-------- Listing --------

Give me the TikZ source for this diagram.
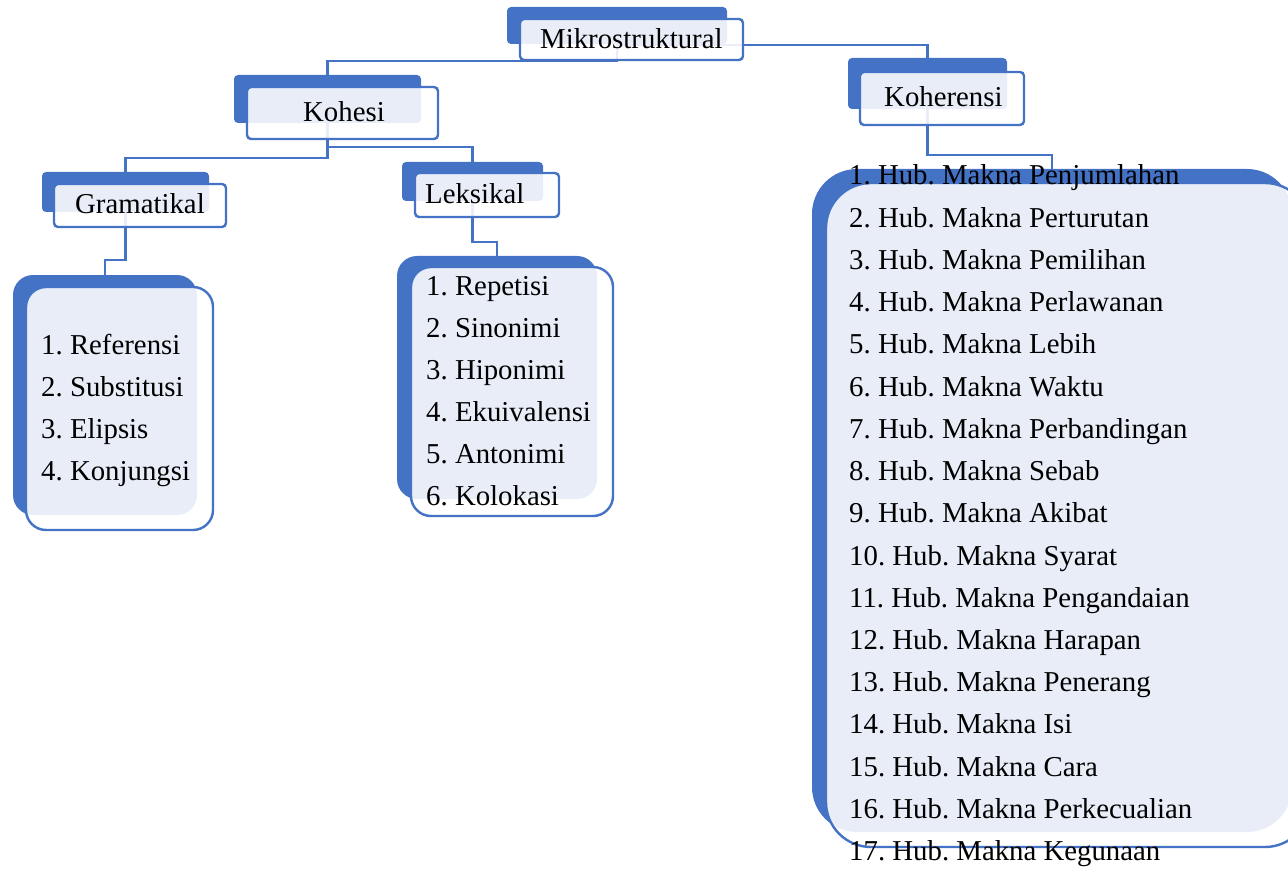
\documentclass[tikz,border=0pt]{standalone}
\usepackage{fontspec}
\setmainfont{Liberation Serif}
\usetikzlibrary{backgrounds,calc}
\definecolor{acc}{HTML}{4472C4}
\frenchspacing
\begin{document}
\begin{tikzpicture}[x=1pt,y=-1pt,
  backbox/.style={fill=acc,draw=none,rounded corners=4pt,inner sep=0pt,outer sep=0pt},
  frontbox/.style={fill=white,fill opacity=0.88,draw=acc,line width=2.4pt,rounded corners=4pt,inner sep=0pt,outer sep=0pt},
  lbl/.style={anchor=base west,inner sep=0pt,font=\fontsize{28.8}{34}\selectfont\frenchspacing,text=black},
  conn/.style={draw=acc,line width=2.4pt},
]
\useasboundingbox (0,0) rectangle (1288,869);
\clip (0,0) rectangle (1288,869);

% header boxes
\node[backbox,minimum width=220pt,minimum height=37pt] (mikroB) at (617,25.5) {};
\node[frontbox,minimum width=223pt,minimum height=41pt] (mikroF) at (631.5,39.5) {};

\node[backbox,minimum width=187pt,minimum height=48pt] (kohB) at (327.5,99) {};
\node[frontbox,minimum width=191pt,minimum height=52pt] (kohF) at (342.5,113) {};

\node[backbox,minimum width=167pt,minimum height=40pt] (gramB) at (125.5,192) {};
\node[frontbox,minimum width=172pt,minimum height=43pt] (gramF) at (140,205.5) {};

\node[backbox,minimum width=141pt,minimum height=39pt] (leksB) at (472.5,181.5) {};
\node[frontbox,minimum width=144pt,minimum height=44pt] (leksF) at (487,195) {};

\node[backbox,minimum width=159pt,minimum height=51pt] (kohrB) at (927.5,83.5) {};
\node[frontbox,minimum width=164pt,minimum height=53pt] (kohrF) at (942,98.5) {};

% list boxes
\node[backbox,rounded corners=20pt,minimum width=184pt,minimum height=240pt] (gramLB) at (105,395) {};
\node[frontbox,rounded corners=20pt,minimum width=187pt,minimum height=243pt] (gramLF) at (119.5,408.5) {};

\node[backbox,rounded corners=20pt,minimum width=200pt,minimum height=243pt] (leksLB) at (497,377.5) {};
\node[frontbox,rounded corners=20pt,minimum width=202pt,minimum height=249pt] (leksLF) at (512,391.5) {};

\node[backbox,rounded corners=45pt,minimum width=480pt,minimum height=663pt] (kohrLB) at (1052,500.5) {};
\node[frontbox,rounded corners=45pt,minimum width=484pt,minimum height=664pt] (kohrLF) at (1068,515) {};

% connectors
\begin{scope}[on background layer]
\draw[conn] (mikroB.south) |- ($(kohB.north)+(0,-14)$) -- (kohB.north);
\draw[conn] ($(mikroB.south)+(0,1)$) -| (kohrB.north);
\draw[conn] (kohB.south) |- ($(leksB.north)+(0,-15)$) -- (leksB.north);
\draw[conn] (kohB.south) |- ($(gramB.north)+(0,-14)$) -- (gramB.north);
\draw[conn] (gramB.south) |- ($(gramLB.north)+(0,-15)$) -- (gramLB.north);
\draw[conn] (leksB.south) |- ($(leksLB.north)+(0,-14)$) -- (leksLB.north);
\draw[conn] (kohrB.south) |- ($(kohrLB.north)+(0,-14)$) -- (kohrLB.north);
\end{scope}

% header texts
\node[lbl] (mikroT) at (540,48.3) {Mikrostruktural};
\node[lbl] (kohT) at (303,121.7) {Kohesi};
\node[lbl] (gramT) at (75,214) {Gramatikal};
\node[lbl] (leksT) at (425,203.3) {Leksikal};
\node[lbl] (kohrT) at (884,106.7) {Koherensi};

% list texts
\foreach \t [count=\i] in {Referensi,Substitusi,Elipsis,Konjungsi}
  \node[lbl] (g\i) at (41,{354.3+42.2*(\i-1)}) {\i. \t};
\foreach \t [count=\i] in {Repetisi,Sinonimi,Hiponimi,Ekuivalensi,Antonimi,Kolokasi}
  \node[lbl] (l\i) at (426,{295+42*(\i-1)}) {\i. \t};
\foreach \t [count=\i] in {Penjumlahan,Perturutan,Pemilihan,Perlawanan,Lebih,Waktu,Perbandingan,Sebab,Akibat,Syarat,Pengandaian,Harapan,Penerang,Isi,Cara,Perkecualian,Kegunaan}
  \node[lbl] (k\i) at (849,{185+42.23*(\i-1)}) {\i. Hub. Makna \t};
\end{tikzpicture}
\end{document}
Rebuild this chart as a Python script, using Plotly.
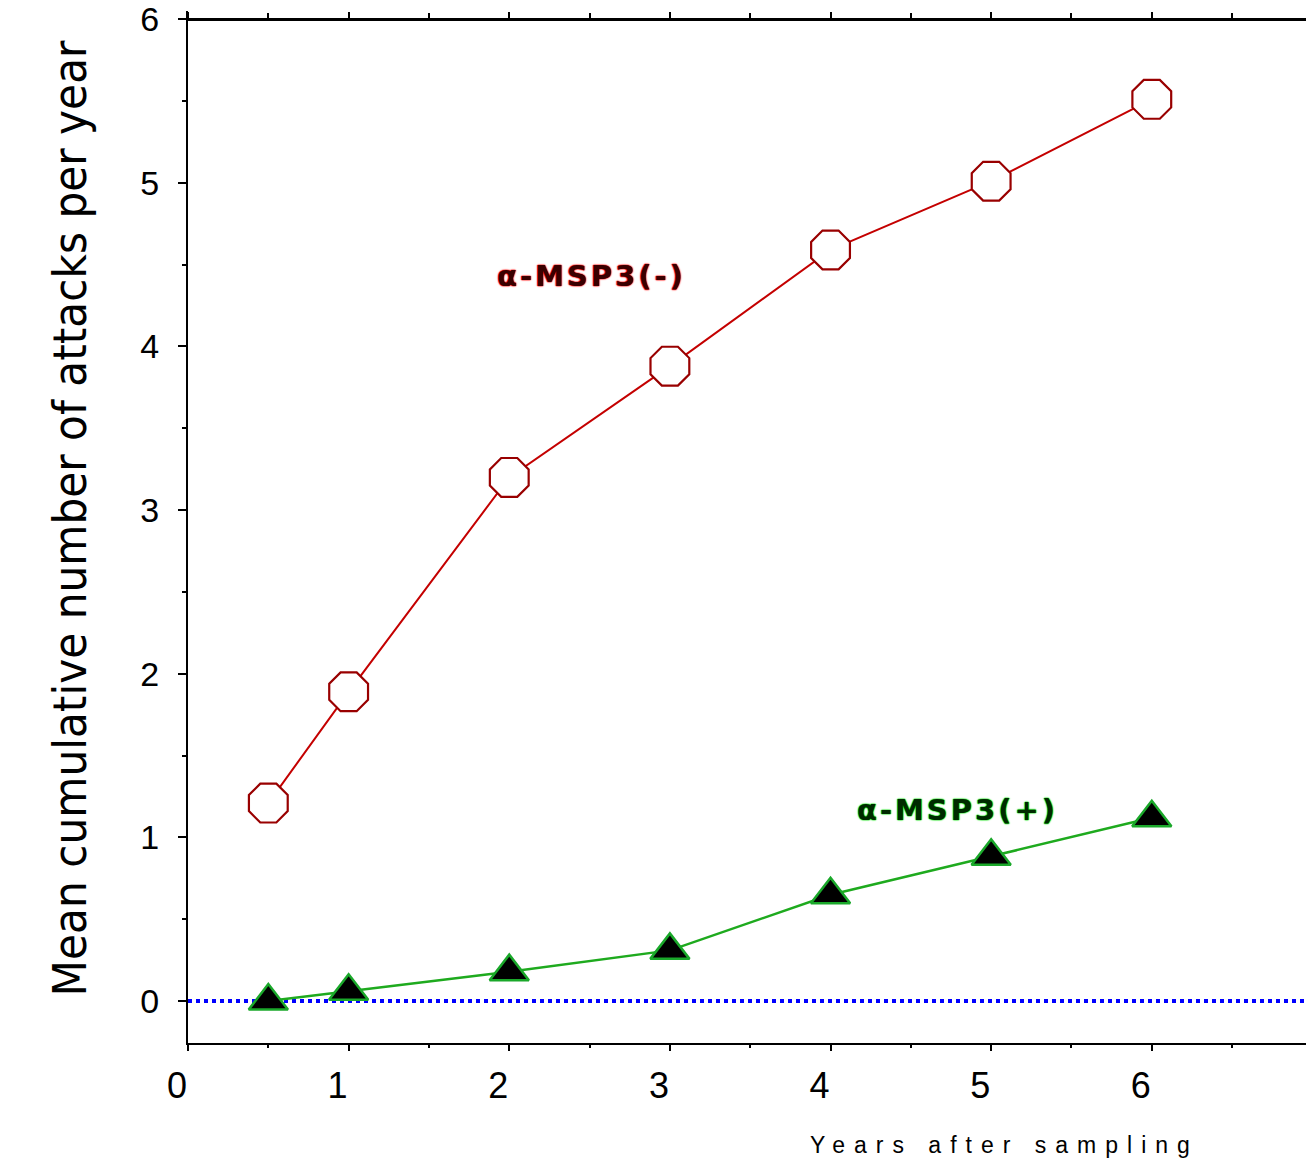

--------

# Required task
Restate the whole listing above exactly, please, omitting every image.

# Task answer
Give me the TikZ source for this diagram.
\documentclass[tikz,border=0pt]{standalone}
\usepackage{fontspec}
\setmainfont{Liberation Serif}
\usetikzlibrary{backgrounds,calc}
\definecolor{acc}{HTML}{4472C4}
\frenchspacing
\begin{document}
\begin{tikzpicture}[x=1pt,y=-1pt,
  backbox/.style={fill=acc,draw=none,rounded corners=4pt,inner sep=0pt,outer sep=0pt},
  frontbox/.style={fill=white,fill opacity=0.88,draw=acc,line width=2.4pt,rounded corners=4pt,inner sep=0pt,outer sep=0pt},
  lbl/.style={anchor=base west,inner sep=0pt,font=\fontsize{28.8}{34}\selectfont\frenchspacing,text=black},
  conn/.style={draw=acc,line width=2.4pt},
]
\useasboundingbox (0,0) rectangle (1288,869);
\clip (0,0) rectangle (1288,869);

% header boxes
\node[backbox,minimum width=220pt,minimum height=37pt] (mikroB) at (617,25.5) {};
\node[frontbox,minimum width=223pt,minimum height=41pt] (mikroF) at (631.5,39.5) {};

\node[backbox,minimum width=187pt,minimum height=48pt] (kohB) at (327.5,99) {};
\node[frontbox,minimum width=191pt,minimum height=52pt] (kohF) at (342.5,113) {};

\node[backbox,minimum width=167pt,minimum height=40pt] (gramB) at (125.5,192) {};
\node[frontbox,minimum width=172pt,minimum height=43pt] (gramF) at (140,205.5) {};

\node[backbox,minimum width=141pt,minimum height=39pt] (leksB) at (472.5,181.5) {};
\node[frontbox,minimum width=144pt,minimum height=44pt] (leksF) at (487,195) {};

\node[backbox,minimum width=159pt,minimum height=51pt] (kohrB) at (927.5,83.5) {};
\node[frontbox,minimum width=164pt,minimum height=53pt] (kohrF) at (942,98.5) {};

% list boxes
\node[backbox,rounded corners=20pt,minimum width=184pt,minimum height=240pt] (gramLB) at (105,395) {};
\node[frontbox,rounded corners=20pt,minimum width=187pt,minimum height=243pt] (gramLF) at (119.5,408.5) {};

\node[backbox,rounded corners=20pt,minimum width=200pt,minimum height=243pt] (leksLB) at (497,377.5) {};
\node[frontbox,rounded corners=20pt,minimum width=202pt,minimum height=249pt] (leksLF) at (512,391.5) {};

\node[backbox,rounded corners=45pt,minimum width=480pt,minimum height=663pt] (kohrLB) at (1052,500.5) {};
\node[frontbox,rounded corners=45pt,minimum width=484pt,minimum height=664pt] (kohrLF) at (1068,515) {};

% connectors
\begin{scope}[on background layer]
\draw[conn] (mikroB.south) |- ($(kohB.north)+(0,-14)$) -- (kohB.north);
\draw[conn] ($(mikroB.south)+(0,1)$) -| (kohrB.north);
\draw[conn] (kohB.south) |- ($(leksB.north)+(0,-15)$) -- (leksB.north);
\draw[conn] (kohB.south) |- ($(gramB.north)+(0,-14)$) -- (gramB.north);
\draw[conn] (gramB.south) |- ($(gramLB.north)+(0,-15)$) -- (gramLB.north);
\draw[conn] (leksB.south) |- ($(leksLB.north)+(0,-14)$) -- (leksLB.north);
\draw[conn] (kohrB.south) |- ($(kohrLB.north)+(0,-14)$) -- (kohrLB.north);
\end{scope}

% header texts
\node[lbl] (mikroT) at (540,48.3) {Mikrostruktural};
\node[lbl] (kohT) at (303,121.7) {Kohesi};
\node[lbl] (gramT) at (75,214) {Gramatikal};
\node[lbl] (leksT) at (425,203.3) {Leksikal};
\node[lbl] (kohrT) at (884,106.7) {Koherensi};

% list texts
\foreach \t [count=\i] in {Referensi,Substitusi,Elipsis,Konjungsi}
  \node[lbl] (g\i) at (41,{354.3+42.2*(\i-1)}) {\i. \t};
\foreach \t [count=\i] in {Repetisi,Sinonimi,Hiponimi,Ekuivalensi,Antonimi,Kolokasi}
  \node[lbl] (l\i) at (426,{295+42*(\i-1)}) {\i. \t};
\foreach \t [count=\i] in {Penjumlahan,Perturutan,Pemilihan,Perlawanan,Lebih,Waktu,Perbandingan,Sebab,Akibat,Syarat,Pengandaian,Harapan,Penerang,Isi,Cara,Perkecualian,Kegunaan}
  \node[lbl] (k\i) at (849,{185+42.23*(\i-1)}) {\i. Hub. Makna \t};
\end{tikzpicture}
\end{document}
Rebuild this chart as a Python script, using Plotly.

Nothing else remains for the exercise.